**Exercise instructions**:
Everything from the first line of the entries below through the line holding "from matplotlib.patches import Rectangle, Circle, Wedge, Polygon" must be printed exactly as written.

====== Records to process

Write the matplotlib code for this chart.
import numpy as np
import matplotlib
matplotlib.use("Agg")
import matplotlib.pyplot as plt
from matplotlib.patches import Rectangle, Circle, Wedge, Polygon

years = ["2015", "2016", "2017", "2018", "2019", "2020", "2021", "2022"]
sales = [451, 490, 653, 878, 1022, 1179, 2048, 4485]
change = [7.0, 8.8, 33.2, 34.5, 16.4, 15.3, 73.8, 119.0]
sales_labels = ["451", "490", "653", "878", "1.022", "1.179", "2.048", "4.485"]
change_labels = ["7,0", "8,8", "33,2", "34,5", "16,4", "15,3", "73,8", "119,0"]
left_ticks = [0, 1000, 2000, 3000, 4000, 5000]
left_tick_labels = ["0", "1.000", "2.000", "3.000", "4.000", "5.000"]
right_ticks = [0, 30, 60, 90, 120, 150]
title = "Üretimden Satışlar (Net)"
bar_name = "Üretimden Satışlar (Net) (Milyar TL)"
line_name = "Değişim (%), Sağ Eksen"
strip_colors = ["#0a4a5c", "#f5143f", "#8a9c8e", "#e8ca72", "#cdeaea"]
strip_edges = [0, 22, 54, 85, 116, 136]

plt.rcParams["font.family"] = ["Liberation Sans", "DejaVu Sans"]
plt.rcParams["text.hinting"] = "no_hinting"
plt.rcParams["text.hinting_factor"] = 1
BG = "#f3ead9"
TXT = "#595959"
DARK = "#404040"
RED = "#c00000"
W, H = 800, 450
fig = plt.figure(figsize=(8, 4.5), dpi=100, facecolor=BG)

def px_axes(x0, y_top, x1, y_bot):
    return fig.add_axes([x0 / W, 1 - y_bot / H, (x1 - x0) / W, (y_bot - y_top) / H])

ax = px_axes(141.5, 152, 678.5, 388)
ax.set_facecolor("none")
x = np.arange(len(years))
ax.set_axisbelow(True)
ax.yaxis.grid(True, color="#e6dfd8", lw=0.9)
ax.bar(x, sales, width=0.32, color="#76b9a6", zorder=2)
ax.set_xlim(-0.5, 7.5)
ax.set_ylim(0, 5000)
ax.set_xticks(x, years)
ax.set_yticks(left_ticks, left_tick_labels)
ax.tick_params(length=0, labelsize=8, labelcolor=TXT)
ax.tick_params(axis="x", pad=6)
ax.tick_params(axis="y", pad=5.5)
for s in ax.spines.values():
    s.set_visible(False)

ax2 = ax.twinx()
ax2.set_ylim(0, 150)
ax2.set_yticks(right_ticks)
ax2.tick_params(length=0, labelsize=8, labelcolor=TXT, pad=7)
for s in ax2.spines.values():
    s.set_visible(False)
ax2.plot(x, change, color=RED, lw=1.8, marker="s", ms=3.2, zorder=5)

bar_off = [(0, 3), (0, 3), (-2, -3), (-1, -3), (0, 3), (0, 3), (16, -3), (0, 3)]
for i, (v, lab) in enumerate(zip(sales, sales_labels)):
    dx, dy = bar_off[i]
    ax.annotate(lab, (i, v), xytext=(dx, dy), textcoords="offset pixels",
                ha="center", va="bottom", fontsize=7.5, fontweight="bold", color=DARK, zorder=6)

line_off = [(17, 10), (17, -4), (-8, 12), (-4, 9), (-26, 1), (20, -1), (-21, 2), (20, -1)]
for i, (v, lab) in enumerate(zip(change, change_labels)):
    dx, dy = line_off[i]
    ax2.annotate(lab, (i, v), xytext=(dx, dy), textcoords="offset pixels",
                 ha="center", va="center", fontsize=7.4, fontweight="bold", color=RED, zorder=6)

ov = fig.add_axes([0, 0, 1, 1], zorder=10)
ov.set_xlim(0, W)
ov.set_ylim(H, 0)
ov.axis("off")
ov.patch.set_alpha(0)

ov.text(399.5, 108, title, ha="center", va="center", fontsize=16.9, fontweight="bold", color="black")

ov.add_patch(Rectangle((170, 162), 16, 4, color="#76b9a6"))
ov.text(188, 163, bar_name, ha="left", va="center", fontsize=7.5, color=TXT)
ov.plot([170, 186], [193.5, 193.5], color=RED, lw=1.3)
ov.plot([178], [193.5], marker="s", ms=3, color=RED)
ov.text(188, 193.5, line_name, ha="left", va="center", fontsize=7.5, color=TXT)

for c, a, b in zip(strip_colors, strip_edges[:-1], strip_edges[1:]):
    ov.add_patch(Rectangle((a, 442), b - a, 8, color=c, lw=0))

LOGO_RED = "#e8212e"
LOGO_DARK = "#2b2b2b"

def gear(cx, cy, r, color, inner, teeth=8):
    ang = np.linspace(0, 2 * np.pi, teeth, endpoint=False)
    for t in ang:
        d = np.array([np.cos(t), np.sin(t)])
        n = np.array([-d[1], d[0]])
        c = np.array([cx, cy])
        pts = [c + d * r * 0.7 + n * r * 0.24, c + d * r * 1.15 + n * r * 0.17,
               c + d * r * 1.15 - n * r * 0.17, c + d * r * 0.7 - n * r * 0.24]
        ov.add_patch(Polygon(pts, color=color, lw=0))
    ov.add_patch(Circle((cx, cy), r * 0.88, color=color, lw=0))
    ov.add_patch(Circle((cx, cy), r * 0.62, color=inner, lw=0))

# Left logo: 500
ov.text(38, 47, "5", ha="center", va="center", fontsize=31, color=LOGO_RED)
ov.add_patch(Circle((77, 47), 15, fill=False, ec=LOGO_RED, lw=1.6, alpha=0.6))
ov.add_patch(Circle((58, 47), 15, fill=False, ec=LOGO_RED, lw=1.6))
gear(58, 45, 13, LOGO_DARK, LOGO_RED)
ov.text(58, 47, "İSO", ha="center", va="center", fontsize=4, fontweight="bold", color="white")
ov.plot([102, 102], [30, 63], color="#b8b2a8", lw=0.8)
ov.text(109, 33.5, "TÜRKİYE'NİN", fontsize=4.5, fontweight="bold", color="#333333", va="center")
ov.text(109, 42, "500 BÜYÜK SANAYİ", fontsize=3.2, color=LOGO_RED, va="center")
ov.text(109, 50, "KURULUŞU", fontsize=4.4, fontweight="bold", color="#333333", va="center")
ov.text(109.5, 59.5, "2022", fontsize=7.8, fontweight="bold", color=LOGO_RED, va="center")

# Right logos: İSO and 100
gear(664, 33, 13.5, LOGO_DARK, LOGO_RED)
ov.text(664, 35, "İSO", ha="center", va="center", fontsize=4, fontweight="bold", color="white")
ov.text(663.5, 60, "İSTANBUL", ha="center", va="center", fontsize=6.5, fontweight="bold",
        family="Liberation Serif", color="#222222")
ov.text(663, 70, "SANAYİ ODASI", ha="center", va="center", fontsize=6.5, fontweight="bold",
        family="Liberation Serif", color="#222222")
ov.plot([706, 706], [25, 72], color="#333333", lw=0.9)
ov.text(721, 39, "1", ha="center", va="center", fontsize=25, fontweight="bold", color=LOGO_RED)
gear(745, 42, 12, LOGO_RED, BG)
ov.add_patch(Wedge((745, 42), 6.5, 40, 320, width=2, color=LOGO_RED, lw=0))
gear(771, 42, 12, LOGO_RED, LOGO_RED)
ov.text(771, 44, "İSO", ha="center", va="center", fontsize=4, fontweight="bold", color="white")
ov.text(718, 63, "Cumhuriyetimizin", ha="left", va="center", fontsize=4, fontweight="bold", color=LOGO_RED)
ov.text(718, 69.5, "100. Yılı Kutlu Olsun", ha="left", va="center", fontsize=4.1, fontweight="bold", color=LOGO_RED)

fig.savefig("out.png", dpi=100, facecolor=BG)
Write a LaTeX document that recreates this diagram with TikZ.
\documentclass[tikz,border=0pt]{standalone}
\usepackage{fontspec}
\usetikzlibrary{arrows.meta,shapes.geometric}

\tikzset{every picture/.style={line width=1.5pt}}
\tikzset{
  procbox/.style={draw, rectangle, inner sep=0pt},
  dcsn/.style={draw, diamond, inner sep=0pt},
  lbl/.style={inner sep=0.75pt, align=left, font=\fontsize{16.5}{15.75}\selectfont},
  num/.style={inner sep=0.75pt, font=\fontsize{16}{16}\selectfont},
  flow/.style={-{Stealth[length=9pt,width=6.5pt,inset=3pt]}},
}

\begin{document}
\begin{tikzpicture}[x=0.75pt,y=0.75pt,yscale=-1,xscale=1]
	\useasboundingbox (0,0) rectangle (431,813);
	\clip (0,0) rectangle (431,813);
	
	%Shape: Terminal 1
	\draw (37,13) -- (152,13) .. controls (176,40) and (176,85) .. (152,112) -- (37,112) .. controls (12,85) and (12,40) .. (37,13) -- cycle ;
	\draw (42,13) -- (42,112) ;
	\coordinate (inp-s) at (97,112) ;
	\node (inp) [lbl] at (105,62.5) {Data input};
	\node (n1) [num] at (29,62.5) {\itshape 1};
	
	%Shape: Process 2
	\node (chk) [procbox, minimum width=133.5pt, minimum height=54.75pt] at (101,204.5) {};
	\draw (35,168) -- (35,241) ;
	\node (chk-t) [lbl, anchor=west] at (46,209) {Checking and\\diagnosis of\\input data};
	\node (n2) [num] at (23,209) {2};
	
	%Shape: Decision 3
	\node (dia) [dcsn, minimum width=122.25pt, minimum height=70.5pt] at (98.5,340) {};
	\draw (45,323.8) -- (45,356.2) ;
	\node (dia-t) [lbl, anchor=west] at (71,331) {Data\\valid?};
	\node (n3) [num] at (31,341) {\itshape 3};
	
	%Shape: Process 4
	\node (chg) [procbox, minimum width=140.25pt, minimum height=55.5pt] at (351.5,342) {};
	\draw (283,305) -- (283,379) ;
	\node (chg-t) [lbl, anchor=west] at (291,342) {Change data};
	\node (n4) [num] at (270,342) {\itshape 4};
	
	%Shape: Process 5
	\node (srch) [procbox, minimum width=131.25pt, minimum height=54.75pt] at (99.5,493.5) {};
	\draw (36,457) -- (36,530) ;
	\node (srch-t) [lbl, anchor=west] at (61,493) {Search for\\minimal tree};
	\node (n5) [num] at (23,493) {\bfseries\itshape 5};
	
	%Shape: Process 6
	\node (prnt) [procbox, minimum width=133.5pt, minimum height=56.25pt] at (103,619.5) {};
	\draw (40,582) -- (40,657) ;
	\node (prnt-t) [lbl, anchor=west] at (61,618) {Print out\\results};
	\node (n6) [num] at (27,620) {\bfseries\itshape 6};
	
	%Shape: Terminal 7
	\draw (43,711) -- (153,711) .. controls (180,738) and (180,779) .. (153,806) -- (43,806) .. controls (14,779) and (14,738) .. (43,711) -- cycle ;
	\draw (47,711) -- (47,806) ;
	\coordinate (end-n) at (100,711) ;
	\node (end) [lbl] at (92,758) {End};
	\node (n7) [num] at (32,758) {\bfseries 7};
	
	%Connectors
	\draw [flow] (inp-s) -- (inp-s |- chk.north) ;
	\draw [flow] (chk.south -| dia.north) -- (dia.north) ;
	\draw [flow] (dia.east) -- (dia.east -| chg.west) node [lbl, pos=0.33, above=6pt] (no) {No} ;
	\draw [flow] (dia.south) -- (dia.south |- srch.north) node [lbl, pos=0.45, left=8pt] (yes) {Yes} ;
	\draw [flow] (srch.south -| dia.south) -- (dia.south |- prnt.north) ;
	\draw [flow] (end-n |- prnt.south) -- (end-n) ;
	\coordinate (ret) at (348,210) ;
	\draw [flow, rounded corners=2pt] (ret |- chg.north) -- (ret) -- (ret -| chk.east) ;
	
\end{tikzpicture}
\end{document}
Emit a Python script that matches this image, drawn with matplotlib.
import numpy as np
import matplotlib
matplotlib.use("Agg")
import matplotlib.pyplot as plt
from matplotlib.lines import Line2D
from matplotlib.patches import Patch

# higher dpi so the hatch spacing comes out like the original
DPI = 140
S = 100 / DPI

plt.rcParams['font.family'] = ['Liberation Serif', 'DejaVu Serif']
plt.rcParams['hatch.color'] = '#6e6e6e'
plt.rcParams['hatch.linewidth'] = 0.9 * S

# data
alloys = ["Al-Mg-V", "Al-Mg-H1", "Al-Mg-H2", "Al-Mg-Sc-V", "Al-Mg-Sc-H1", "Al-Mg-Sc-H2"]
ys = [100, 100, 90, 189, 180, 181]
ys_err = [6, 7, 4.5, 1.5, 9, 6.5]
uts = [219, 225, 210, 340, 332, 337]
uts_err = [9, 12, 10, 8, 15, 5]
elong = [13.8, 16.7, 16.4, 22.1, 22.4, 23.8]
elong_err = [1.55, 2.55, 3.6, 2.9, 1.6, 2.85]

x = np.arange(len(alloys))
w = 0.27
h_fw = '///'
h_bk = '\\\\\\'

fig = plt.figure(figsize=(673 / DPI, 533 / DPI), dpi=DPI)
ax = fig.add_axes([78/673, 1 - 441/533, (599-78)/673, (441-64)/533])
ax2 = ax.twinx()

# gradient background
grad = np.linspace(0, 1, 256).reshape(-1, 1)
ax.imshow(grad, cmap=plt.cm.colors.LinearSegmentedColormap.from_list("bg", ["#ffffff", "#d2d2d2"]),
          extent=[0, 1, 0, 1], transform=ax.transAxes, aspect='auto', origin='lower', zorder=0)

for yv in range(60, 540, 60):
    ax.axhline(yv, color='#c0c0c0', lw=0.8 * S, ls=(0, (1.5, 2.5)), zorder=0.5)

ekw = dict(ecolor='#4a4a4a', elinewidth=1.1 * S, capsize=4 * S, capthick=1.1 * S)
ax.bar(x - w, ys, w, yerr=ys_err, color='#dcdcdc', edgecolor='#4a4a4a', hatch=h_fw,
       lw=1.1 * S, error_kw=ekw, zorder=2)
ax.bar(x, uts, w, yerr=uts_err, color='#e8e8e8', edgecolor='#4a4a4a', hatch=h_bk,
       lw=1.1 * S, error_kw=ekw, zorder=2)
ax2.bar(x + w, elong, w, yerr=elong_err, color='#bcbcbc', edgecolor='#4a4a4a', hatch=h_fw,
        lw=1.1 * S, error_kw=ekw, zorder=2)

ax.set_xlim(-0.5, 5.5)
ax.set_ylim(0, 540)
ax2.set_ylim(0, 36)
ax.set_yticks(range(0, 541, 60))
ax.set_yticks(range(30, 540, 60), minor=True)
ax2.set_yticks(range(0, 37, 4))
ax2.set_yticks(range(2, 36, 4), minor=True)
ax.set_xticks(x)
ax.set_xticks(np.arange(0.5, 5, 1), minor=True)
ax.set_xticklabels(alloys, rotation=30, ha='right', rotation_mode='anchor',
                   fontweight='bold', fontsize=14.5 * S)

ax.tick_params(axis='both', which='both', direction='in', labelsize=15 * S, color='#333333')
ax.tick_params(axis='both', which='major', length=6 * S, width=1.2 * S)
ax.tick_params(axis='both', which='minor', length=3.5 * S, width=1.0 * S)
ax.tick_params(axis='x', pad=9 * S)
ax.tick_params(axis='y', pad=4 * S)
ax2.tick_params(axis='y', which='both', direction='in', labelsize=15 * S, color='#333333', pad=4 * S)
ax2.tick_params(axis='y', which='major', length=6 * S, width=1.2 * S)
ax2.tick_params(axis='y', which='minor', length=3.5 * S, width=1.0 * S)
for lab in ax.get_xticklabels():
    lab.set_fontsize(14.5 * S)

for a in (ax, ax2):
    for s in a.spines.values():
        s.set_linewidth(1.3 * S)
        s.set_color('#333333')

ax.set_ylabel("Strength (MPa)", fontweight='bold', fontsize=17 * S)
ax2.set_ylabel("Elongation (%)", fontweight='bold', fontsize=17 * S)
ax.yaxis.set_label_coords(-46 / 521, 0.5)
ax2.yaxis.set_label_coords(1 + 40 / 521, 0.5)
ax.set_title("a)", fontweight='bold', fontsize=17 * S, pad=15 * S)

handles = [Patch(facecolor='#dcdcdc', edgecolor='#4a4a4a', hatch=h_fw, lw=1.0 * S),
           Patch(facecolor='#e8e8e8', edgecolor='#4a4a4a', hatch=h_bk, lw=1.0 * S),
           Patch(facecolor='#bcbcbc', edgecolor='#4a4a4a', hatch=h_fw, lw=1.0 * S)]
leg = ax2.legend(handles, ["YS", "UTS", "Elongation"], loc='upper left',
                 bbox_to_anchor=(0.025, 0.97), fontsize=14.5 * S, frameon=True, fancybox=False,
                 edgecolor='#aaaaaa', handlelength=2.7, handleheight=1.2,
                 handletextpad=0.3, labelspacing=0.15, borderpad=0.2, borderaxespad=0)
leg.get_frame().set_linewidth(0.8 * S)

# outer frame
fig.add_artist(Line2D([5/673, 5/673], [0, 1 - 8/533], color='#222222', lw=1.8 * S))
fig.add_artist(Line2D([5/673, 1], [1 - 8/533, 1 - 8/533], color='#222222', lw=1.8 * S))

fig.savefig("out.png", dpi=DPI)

============

**Problem solution**:
Write the matplotlib code for this chart.
import numpy as np
import matplotlib
matplotlib.use("Agg")
import matplotlib.pyplot as plt
from matplotlib.patches import Rectangle, Circle, Wedge, Polygon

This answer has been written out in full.